Use blush when you want softness and sophistication without sweetness. Its muted warmth makes it ideal for elegant weddings, beauty and skincare brands, soft-luxury packaging, and interiors where you want a barely-there warm tint rather than a bold color. Blush pairs beautifully with cream, taupe, sage, gold, and gray.

Use pink (in its brighter form) when you want energy, playfulness, and approachability. Cleaner, more saturated pinks suit youthful brands, fun packaging, and bold accents that need to grab attention. Pink pairs well with white, navy, teal, and other brights.

To tell them apart in practice, judge saturation: blush looks dusty and slightly grayed, while standard pink looks clean and vivid. If you are deciding whether a tint reads warm or cool, our guide to warm vs cool colors explains how undertone changes the feel.

How are blush and pink used across design?

In branding, blush signals refined, premium, and feminine-but-grown-up identities — think beauty, wellness, and boutique products that want warmth without looking juvenile. Brighter pink signals fun, youth, and accessibility, appearing in playful consumer brands and bold campaigns. The saturation difference maps directly onto whether a brand reads elegant or energetic.

In weddings and events, blush has become a default because it works as a soft neutral that flatters almost any accent and photographs beautifully. Brighter pinks make a louder, more festive statement and are chosen when the goal is celebration over subtlety.

In interiors and web design, blush functions almost like a warm neutral — a wall color, a background tint, or upholstery that adds warmth without committing to bold color. Saturated pink is used as a deliberate accent for buttons, highlights, and statement pieces. Because blush is so quiet, it pairs with neutrals the way standard pink cannot.

One practical reason blush has overtaken brighter pink in so many modern palettes is accessibility and longevity. A muted, low-saturation tint is easier to live with over time and less likely to date a brand or a room, whereas a vivid pink makes a strong, time-stamped statement that can feel trendy. In digital interfaces, blush also behaves better as a large surface color because its low saturation reduces eye strain, while a bright pink at the same scale quickly becomes overwhelming. This is why product and brand teams often choose blush for backgrounds and reserve saturated pink strictly for small, high-emphasis accents.

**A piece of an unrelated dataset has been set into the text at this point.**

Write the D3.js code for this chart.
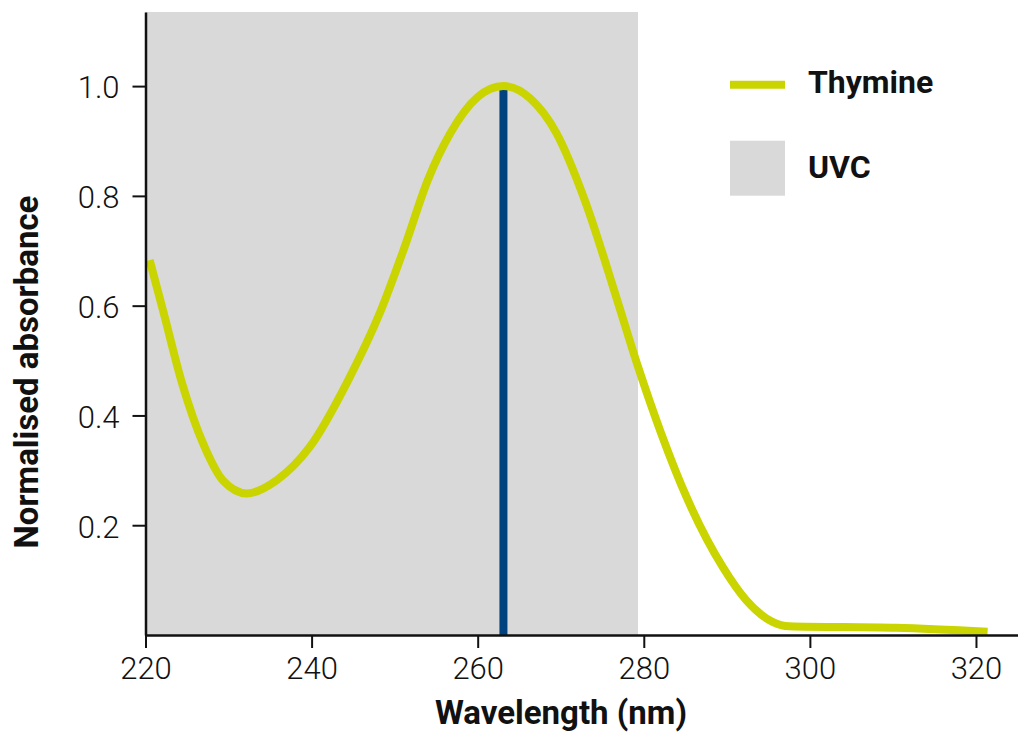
<!DOCTYPE html>
<html>
<head>
<meta charset="utf-8">
<script src="https://cdn.jsdelivr.net/npm/d3@7"></script>
<style>
  html, body { margin: 0; padding: 0; background: #ffffff; }
  svg { display: block; }
  text { font-family: Roboto, "Noto Sans", "DejaVu Sans", sans-serif; fill: #111; }
</style>
</head>
<body>
<svg id="chart" width="1019" height="736"></svg>
<script>
// ---- data ----
const wavelength = [220.5, 222.2, 224.3, 227.1, 229.3, 232.2, 235.8, 239.8, 244.4, 248.2, 251.2, 254.0, 256.7, 260.0, 263.1, 266.3, 269.5, 272.9, 276.8, 279.3, 282.1, 285.3, 289.5, 292.3, 295.5, 297.5, 310.4, 321.4];
const absorbance = [0.683, 0.586, 0.464, 0.343, 0.282, 0.258, 0.282, 0.343, 0.464, 0.586, 0.707, 0.829, 0.914, 0.980, 1.000, 0.978, 0.914, 0.792, 0.610, 0.489, 0.367, 0.246, 0.124, 0.064, 0.024, 0.016, 0.013, 0.006];
const xTicks = [220, 240, 260, 280, 300, 320];
const yTicks = [0.2, 0.4, 0.6, 0.8, 1.0];
const uvcRange = [220, 279.3];
const peakWavelength = 263.1;
const seriesName = "Thymine";
const bandName = "UVC";
const xTitle = "Wavelength (nm)";
const yTitle = "Normalised absorbance";

// ---- layout ----
const svg = d3.select("#chart");
const x = d3.scaleLinear().domain([220, 325]).range([145.5, 1017.5]);
const y = d3.scaleLinear().domain([0, 1.135]).range([635, 12]);

const lime = "#c9d400";
const blue = "#00427f";
const grey = "#d9d9d9";

// UVC band
svg.append("rect")
  .attr("x", x(uvcRange[0]))
  .attr("y", y(1.135))
  .attr("width", x(uvcRange[1]) - x(uvcRange[0]))
  .attr("height", y(0) - y(1.135))
  .attr("fill", grey);

// peak line
svg.append("line")
  .attr("x1", x(peakWavelength)).attr("x2", x(peakWavelength))
  .attr("y1", y(0)).attr("y2", y(0.993))
  .attr("stroke", blue).attr("stroke-width", 8);

// curve
const pts = wavelength.map((w, i) => [w, absorbance[i]]);
const line = d3.line().x(d => x(d[0])).y(d => y(d[1])).curve(d3.curveMonotoneX);
svg.append("path")
  .attr("d", line(pts))
  .attr("fill", "none")
  .attr("stroke", lime)
  .attr("stroke-width", 8)
  .attr("stroke-linejoin", "round")
  .attr("stroke-linecap", "butt");

// axes
const xAxis = d3.axisBottom(x).tickValues(xTicks).tickSize(13).tickSizeOuter(0).tickPadding(9).tickFormat(d3.format("d"));
const yAxis = d3.axisLeft(y).tickValues(yTicks).tickSize(13).tickSizeOuter(0).tickPadding(13).tickFormat(d3.format(".1f"));

const gx = svg.append("g").attr("transform", `translate(0,${y(0)})`).call(xAxis);
const gy = svg.append("g").attr("transform", `translate(${x(220)},0)`).call(yAxis);

[gx, gy].forEach(g => {
  g.select(".domain").attr("stroke", "#111").attr("stroke-width", 2.5);
  g.selectAll(".tick line").attr("stroke", "#111").attr("stroke-width", 2);
  g.selectAll(".tick text")
    .attr("fill", "#111")
    .style("font-family", "Roboto, sans-serif")
    .style("font-weight", 300)
    .style("font-size", "31px");
});
gy.selectAll(".tick text").attr("dy", "0.38em");

// axis titles
svg.append("text")
  .attr("x", 561).attr("y", 724)
  .attr("text-anchor", "middle")
  .style("font-weight", 700).style("font-size", "33px")
  .text(xTitle);

svg.append("text")
  .attr("transform", "translate(38,372) rotate(-90)")
  .attr("text-anchor", "middle")
  .style("font-weight", 700).style("font-size", "33px")
  .text(yTitle);

// legend
svg.append("line")
  .attr("x1", 730).attr("x2", 785).attr("y1", 84.7).attr("y2", 84.7)
  .attr("stroke", lime).attr("stroke-width", 8);
svg.append("text")
  .attr("x", 808).attr("y", 93.3)
  .style("font-weight", 700).style("font-size", "32px")
  .text(seriesName);
svg.append("rect")
  .attr("x", 730).attr("y", 140.7).attr("width", 55).attr("height", 55)
  .attr("fill", grey);
svg.append("text")
  .attr("x", 808).attr("y", 177.7)
  .style("font-weight", 700).style("font-size", "32px")
  .text(bandName);
</script>
</body>
</html>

Do blush and pink go together?

Yes — they layer naturally because blush is essentially a muted member of the pink family. Using a soft blush base with a brighter pink accent creates a tonal, monochromatic scheme with built-in depth. Add cream, gold, or gray to keep the combination sophisticated. For a closely related rose comparison in this batch, see our rose vs blush breakdown, and explore color psychology for why soft pinks feel calming.

Frequently Asked Questions

Is blush the same as pink?

Not exactly. Blush is a specific soft, muted, warm pink (around #F4C2C2), while pink is the broad family of light red tints it belongs to. All blush is pink, but most pink is not blush — blush is distinguished by its dusty, desaturated, beige-warmed quality.

Is blush warmer than pink?

Usually, yes. Blush is defined by its warm, beige-tinged character, while standard light pink can lean neutral or slightly cool. That added warmth and muting is what gives blush its soft, sophisticated, almost-neutral feel compared with brighter, cleaner pinks.

What is the hex code for blush?

There is no single standard. A common pale blush is #F4C2C2, while a deeper, rosier blush sits closer to #DE5D83. Because blush describes a muted warm-pink quality rather than one fixed value, it spans a range from barely-there tint to soft rose.

What colors go with blush?

Blush pairs beautifully with cream, taupe, gray, sage green, navy, and metallics like gold and rose gold. Its muted warmth lets it act almost like a neutral, so it grounds soft, elegant palettes and flatters both warm and cool accent colors.

Is pink a warm or cool color?

It depends on the pink. Pink can lean warm (coral and salmon pinks) or cool (bubblegum and magenta pinks). Blush specifically is a warm pink. Judging a pink’s undertone — whether it tilts toward orange-red or blue-red — tells you which side of the spectrum it sits on.